--- TO DO ---
Copy each line exactly.

--- INFORMATION SHOWN ---
___

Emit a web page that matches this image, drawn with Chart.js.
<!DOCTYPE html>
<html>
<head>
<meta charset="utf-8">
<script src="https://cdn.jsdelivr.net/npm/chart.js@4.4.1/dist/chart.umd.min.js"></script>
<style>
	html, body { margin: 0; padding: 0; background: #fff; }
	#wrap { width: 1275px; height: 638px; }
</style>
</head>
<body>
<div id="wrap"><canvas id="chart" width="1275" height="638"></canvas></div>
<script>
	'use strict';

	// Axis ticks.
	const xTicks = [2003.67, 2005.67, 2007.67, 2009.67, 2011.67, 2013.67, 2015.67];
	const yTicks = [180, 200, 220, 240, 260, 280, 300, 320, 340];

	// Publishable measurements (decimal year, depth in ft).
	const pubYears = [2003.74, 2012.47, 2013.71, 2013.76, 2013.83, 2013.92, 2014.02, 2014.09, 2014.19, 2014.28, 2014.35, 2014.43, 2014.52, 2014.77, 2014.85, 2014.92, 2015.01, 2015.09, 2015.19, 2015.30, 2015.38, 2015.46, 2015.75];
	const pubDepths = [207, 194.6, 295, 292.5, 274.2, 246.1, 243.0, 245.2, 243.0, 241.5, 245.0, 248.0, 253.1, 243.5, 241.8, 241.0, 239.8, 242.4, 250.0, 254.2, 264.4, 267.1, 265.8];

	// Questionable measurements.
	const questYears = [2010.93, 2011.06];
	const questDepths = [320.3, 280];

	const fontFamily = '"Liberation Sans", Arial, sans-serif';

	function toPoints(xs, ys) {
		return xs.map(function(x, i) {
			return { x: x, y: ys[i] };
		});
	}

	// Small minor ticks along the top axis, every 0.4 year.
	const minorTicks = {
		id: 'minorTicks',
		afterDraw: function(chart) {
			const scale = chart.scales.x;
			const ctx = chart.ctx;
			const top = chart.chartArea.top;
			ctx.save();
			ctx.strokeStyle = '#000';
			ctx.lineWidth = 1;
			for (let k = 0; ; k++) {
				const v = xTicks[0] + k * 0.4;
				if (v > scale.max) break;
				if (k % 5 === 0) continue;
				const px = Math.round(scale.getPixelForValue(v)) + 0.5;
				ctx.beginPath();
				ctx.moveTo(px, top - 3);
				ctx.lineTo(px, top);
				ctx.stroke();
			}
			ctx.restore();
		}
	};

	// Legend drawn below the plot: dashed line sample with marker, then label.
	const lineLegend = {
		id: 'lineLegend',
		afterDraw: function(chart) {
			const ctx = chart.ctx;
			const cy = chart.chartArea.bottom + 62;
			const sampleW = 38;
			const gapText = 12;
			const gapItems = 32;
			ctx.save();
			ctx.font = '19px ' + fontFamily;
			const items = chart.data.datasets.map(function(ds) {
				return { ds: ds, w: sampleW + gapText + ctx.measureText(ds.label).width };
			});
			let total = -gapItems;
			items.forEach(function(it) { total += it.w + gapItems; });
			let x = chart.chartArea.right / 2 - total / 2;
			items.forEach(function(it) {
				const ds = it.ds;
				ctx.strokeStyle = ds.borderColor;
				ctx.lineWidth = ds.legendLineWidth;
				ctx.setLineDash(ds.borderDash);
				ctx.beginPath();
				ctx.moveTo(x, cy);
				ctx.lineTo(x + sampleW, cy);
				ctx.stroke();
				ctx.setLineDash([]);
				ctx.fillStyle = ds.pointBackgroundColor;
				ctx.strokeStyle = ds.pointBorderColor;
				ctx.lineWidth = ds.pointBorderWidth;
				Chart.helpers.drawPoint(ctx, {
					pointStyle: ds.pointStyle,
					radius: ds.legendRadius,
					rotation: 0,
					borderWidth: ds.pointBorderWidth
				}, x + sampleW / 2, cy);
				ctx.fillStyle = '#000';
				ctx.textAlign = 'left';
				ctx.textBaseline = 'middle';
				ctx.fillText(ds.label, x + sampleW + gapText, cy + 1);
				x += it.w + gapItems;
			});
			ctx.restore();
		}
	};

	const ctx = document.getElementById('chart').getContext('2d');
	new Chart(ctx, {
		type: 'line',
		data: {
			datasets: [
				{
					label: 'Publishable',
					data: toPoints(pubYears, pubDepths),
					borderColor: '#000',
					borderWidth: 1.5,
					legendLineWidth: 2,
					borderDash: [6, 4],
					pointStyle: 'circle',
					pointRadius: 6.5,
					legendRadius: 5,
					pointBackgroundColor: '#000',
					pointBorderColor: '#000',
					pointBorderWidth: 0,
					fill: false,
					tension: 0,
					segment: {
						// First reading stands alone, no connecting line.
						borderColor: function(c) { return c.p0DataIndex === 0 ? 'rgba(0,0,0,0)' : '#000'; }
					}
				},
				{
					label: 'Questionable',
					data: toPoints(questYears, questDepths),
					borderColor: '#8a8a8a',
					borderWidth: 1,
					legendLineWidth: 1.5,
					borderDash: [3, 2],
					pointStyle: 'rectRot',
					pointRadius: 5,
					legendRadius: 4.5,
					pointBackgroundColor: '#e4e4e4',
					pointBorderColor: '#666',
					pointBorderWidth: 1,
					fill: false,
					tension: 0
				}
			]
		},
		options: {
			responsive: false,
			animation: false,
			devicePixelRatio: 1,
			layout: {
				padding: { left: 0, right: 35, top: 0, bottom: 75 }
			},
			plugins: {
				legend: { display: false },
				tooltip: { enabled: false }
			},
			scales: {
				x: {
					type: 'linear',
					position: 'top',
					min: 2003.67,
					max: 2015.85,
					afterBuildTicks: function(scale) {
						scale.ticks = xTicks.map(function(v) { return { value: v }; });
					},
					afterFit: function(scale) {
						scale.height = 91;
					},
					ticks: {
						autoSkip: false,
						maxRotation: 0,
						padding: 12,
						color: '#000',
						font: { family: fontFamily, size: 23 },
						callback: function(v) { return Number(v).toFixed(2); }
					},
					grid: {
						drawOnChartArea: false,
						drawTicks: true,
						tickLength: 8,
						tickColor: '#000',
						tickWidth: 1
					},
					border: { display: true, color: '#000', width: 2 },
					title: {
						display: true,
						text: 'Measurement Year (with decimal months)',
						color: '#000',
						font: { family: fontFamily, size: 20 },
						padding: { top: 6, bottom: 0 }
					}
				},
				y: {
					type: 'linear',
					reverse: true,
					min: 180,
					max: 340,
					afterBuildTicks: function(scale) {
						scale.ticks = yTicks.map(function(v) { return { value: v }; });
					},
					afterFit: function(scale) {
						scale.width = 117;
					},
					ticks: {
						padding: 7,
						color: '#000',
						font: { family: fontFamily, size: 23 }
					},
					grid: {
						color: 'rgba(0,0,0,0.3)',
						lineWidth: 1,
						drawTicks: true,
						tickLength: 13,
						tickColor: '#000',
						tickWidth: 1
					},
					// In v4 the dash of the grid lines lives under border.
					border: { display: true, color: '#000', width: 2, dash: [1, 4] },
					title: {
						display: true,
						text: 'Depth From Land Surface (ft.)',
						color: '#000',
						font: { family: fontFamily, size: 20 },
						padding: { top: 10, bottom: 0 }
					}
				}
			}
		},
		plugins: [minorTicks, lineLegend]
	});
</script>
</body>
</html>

___

--- SOLUTION TO THIS PROBLEM ---
Emit a web page that matches this image, drawn with Chart.js.
<!DOCTYPE html>
<html>
<head>
<meta charset="utf-8">
<script src="https://cdn.jsdelivr.net/npm/chart.js@4.4.1/dist/chart.umd.min.js"></script>
<style>
	html, body { margin: 0; padding: 0; background: #fff; }
	#wrap { width: 1275px; height: 638px; }
</style>
</head>
<body>
<div id="wrap"><canvas id="chart" width="1275" height="638"></canvas></div>
<script>
	'use strict';

	// Axis ticks.
	const xTicks = [2003.67, 2005.67, 2007.67, 2009.67, 2011.67, 2013.67, 2015.67];
	const yTicks = [180, 200, 220, 240, 260, 280, 300, 320, 340];

	// Publishable measurements (decimal year, depth in ft).
	const pubYears = [2003.74, 2012.47, 2013.71, 2013.76, 2013.83, 2013.92, 2014.02, 2014.09, 2014.19, 2014.28, 2014.35, 2014.43, 2014.52, 2014.77, 2014.85, 2014.92, 2015.01, 2015.09, 2015.19, 2015.30, 2015.38, 2015.46, 2015.75];
	const pubDepths = [207, 194.6, 295, 292.5, 274.2, 246.1, 243.0, 245.2, 243.0, 241.5, 245.0, 248.0, 253.1, 243.5, 241.8, 241.0, 239.8, 242.4, 250.0, 254.2, 264.4, 267.1, 265.8];

	// Questionable measurements.
	const questYears = [2010.93, 2011.06];
	const questDepths = [320.3, 280];

	const fontFamily = '"Liberation Sans", Arial, sans-serif';

	function toPoints(xs, ys) {
		return xs.map(function(x, i) {
			return { x: x, y: ys[i] };
		});
	}

	// Small minor ticks along the top axis, every 0.4 year.
	const minorTicks = {
		id: 'minorTicks',
		afterDraw: function(chart) {
			const scale = chart.scales.x;
			const ctx = chart.ctx;
			const top = chart.chartArea.top;
			ctx.save();
			ctx.strokeStyle = '#000';
			ctx.lineWidth = 1;
			for (let k = 0; ; k++) {
				const v = xTicks[0] + k * 0.4;
				if (v > scale.max) break;
				if (k % 5 === 0) continue;
				const px = Math.round(scale.getPixelForValue(v)) + 0.5;
				ctx.beginPath();
				ctx.moveTo(px, top - 3);
				ctx.lineTo(px, top);
				ctx.stroke();
			}
			ctx.restore();
		}
	};

	// Legend drawn below the plot: dashed line sample with marker, then label.
	const lineLegend = {
		id: 'lineLegend',
		afterDraw: function(chart) {
			const ctx = chart.ctx;
			const cy = chart.chartArea.bottom + 62;
			const sampleW = 38;
			const gapText = 12;
			const gapItems = 32;
			ctx.save();
			ctx.font = '19px ' + fontFamily;
			const items = chart.data.datasets.map(function(ds) {
				return { ds: ds, w: sampleW + gapText + ctx.measureText(ds.label).width };
			});
			let total = -gapItems;
			items.forEach(function(it) { total += it.w + gapItems; });
			let x = chart.chartArea.right / 2 - total / 2;
			items.forEach(function(it) {
				const ds = it.ds;
				ctx.strokeStyle = ds.borderColor;
				ctx.lineWidth = ds.legendLineWidth;
				ctx.setLineDash(ds.borderDash);
				ctx.beginPath();
				ctx.moveTo(x, cy);
				ctx.lineTo(x + sampleW, cy);
				ctx.stroke();
				ctx.setLineDash([]);
				ctx.fillStyle = ds.pointBackgroundColor;
				ctx.strokeStyle = ds.pointBorderColor;
				ctx.lineWidth = ds.pointBorderWidth;
				Chart.helpers.drawPoint(ctx, {
					pointStyle: ds.pointStyle,
					radius: ds.legendRadius,
					rotation: 0,
					borderWidth: ds.pointBorderWidth
				}, x + sampleW / 2, cy);
				ctx.fillStyle = '#000';
				ctx.textAlign = 'left';
				ctx.textBaseline = 'middle';
				ctx.fillText(ds.label, x + sampleW + gapText, cy + 1);
				x += it.w + gapItems;
			});
			ctx.restore();
		}
	};

	const ctx = document.getElementById('chart').getContext('2d');
	new Chart(ctx, {
		type: 'line',
		data: {
			datasets: [
				{
					label: 'Publishable',
					data: toPoints(pubYears, pubDepths),
					borderColor: '#000',
					borderWidth: 1.5,
					legendLineWidth: 2,
					borderDash: [6, 4],
					pointStyle: 'circle',
					pointRadius: 6.5,
					legendRadius: 5,
					pointBackgroundColor: '#000',
					pointBorderColor: '#000',
					pointBorderWidth: 0,
					fill: false,
					tension: 0,
					segment: {
						// First reading stands alone, no connecting line.
						borderColor: function(c) { return c.p0DataIndex === 0 ? 'rgba(0,0,0,0)' : '#000'; }
					}
				},
				{
					label: 'Questionable',
					data: toPoints(questYears, questDepths),
					borderColor: '#8a8a8a',
					borderWidth: 1,
					legendLineWidth: 1.5,
					borderDash: [3, 2],
					pointStyle: 'rectRot',
					pointRadius: 5,
					legendRadius: 4.5,
					pointBackgroundColor: '#e4e4e4',
					pointBorderColor: '#666',
					pointBorderWidth: 1,
					fill: false,
					tension: 0
				}
			]
		},
		options: {
			responsive: false,
			animation: false,
			devicePixelRatio: 1,
			layout: {
				padding: { left: 0, right: 35, top: 0, bottom: 75 }
			},
			plugins: {
				legend: { display: false },
				tooltip: { enabled: false }
			},
			scales: {
				x: {
					type: 'linear',
					position: 'top',
					min: 2003.67,
					max: 2015.85,
					afterBuildTicks: function(scale) {
						scale.ticks = xTicks.map(function(v) { return { value: v }; });
					},
					afterFit: function(scale) {
						scale.height = 91;
					},
					ticks: {
						autoSkip: false,
						maxRotation: 0,
						padding: 12,
						color: '#000',
						font: { family: fontFamily, size: 23 },
						callback: function(v) { return Number(v).toFixed(2); }
					},
					grid: {
						drawOnChartArea: false,
						drawTicks: true,
						tickLength: 8,
						tickColor: '#000',
						tickWidth: 1
					},
					border: { display: true, color: '#000', width: 2 },
					title: {
						display: true,
						text: 'Measurement Year (with decimal months)',
						color: '#000',
						font: { family: fontFamily, size: 20 },
						padding: { top: 6, bottom: 0 }
					}
				},
				y: {
					type: 'linear',
					reverse: true,
					min: 180,
					max: 340,
					afterBuildTicks: function(scale) {
						scale.ticks = yTicks.map(function(v) { return { value: v }; });
					},
					afterFit: function(scale) {
						scale.width = 117;
					},
					ticks: {
						padding: 7,
						color: '#000',
						font: { family: fontFamily, size: 23 }
					},
					grid: {
						color: 'rgba(0,0,0,0.3)',
						lineWidth: 1,
						drawTicks: true,
						tickLength: 13,
						tickColor: '#000',
						tickWidth: 1
					},
					// In v4 the dash of the grid lines lives under border.
					border: { display: true, color: '#000', width: 2, dash: [1, 4] },
					title: {
						display: true,
						text: 'Depth From Land Surface (ft.)',
						color: '#000',
						font: { family: fontFamily, size: 20 },
						padding: { top: 10, bottom: 0 }
					}
				}
			}
		},
		plugins: [minorTicks, lineLegend]
	});
</script>
</body>
</html>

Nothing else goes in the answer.